On Sunday, the Palm Springs Art Museum introduced its new Architecture and Design Center, Edwards Harris Pavilion. Its inaugural exhibition commemorates the Class 1 Historic building’s original architect, E. Stewart Williams, offering a visual glimpse into his 50-year career.

The center is housed inside a classic midcentury International style building that Williams, a prominent figure of Desert Modern style, originally designed as a 1961 Sante Fe Federal Savings & Loan.
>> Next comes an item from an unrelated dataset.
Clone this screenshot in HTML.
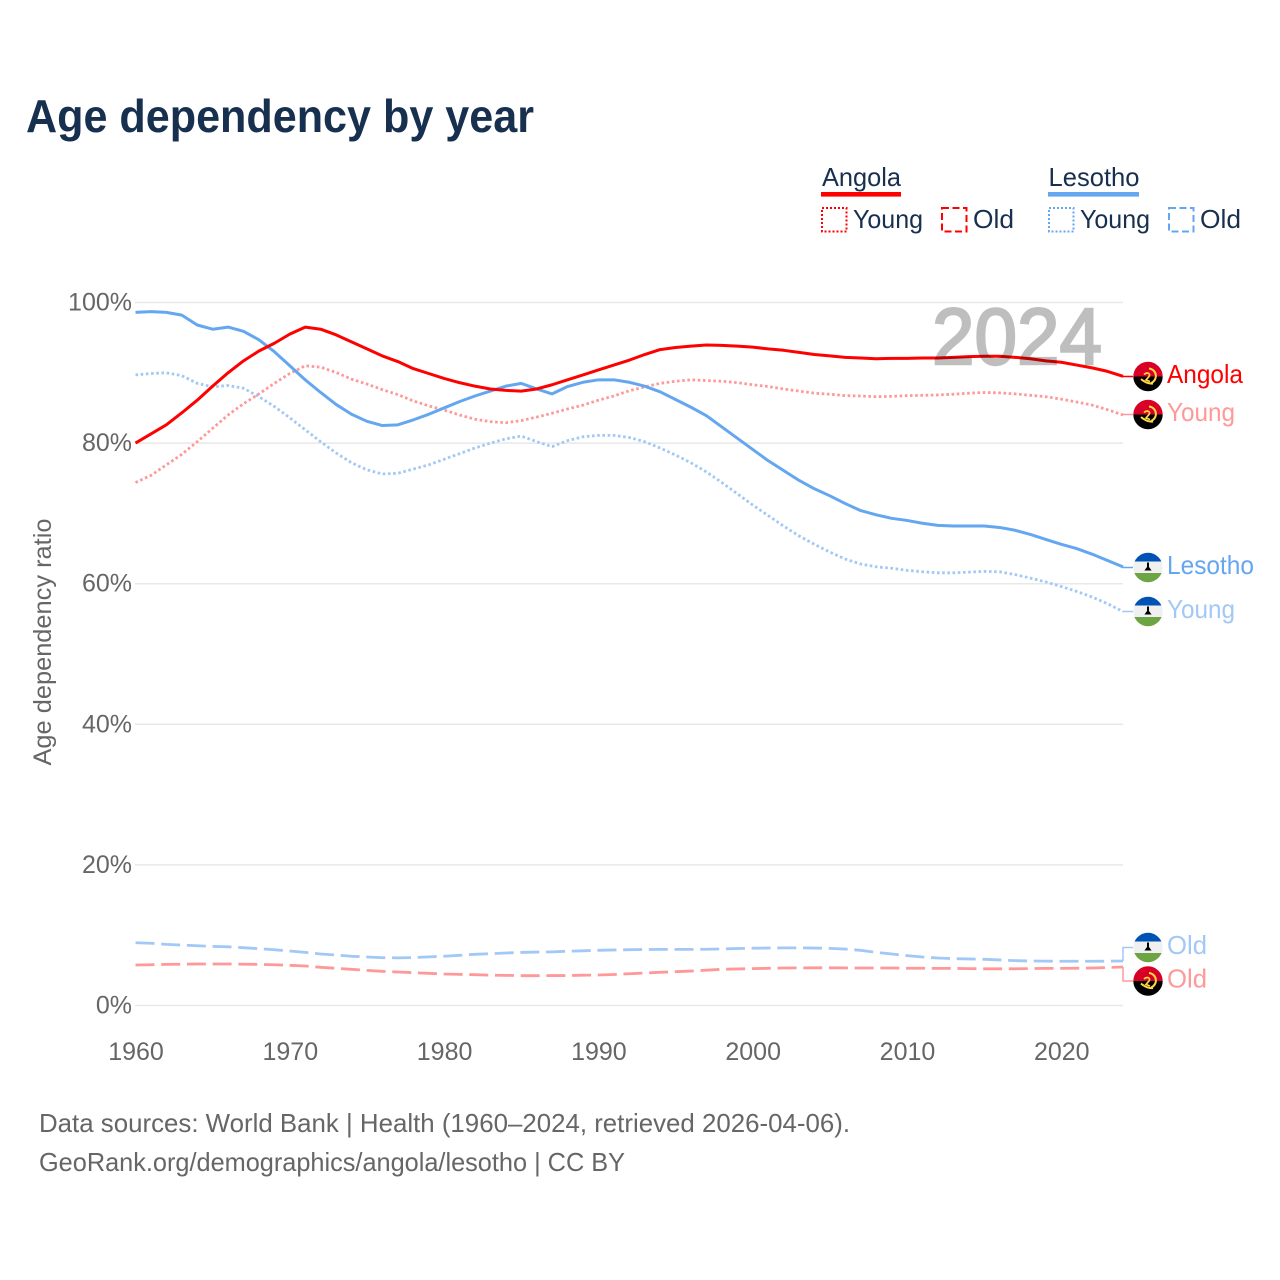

Los Angeles-based firm Marmol Radziner restored the 13,000-square-foot modernist structure, which stands elevated above street level in glass and steel. Floor-to-ceiling windows that look over the cityscape and the San Jacinto Mountains frame its glass pavilion. Marmol Radziner based redevelopment designs on old black-and-white photographs of the building and Williams’s original drawings.The building’s main level features a gallery space for architecture and design exhibitions and curatorial offices. The lower level of the building serves as a study center and meeting space.

“Palm Springs has the world’s greatest concentration per capita of midcentury modern architecture, and so it is a natural fit for the Palm Springs Art Museum to increase its commitment to architecture and design through exhibitions, educational programs, and research,” said Steven A. Nash, executive director of the museum, in a press release issued by Resnicow Schroeder Associates.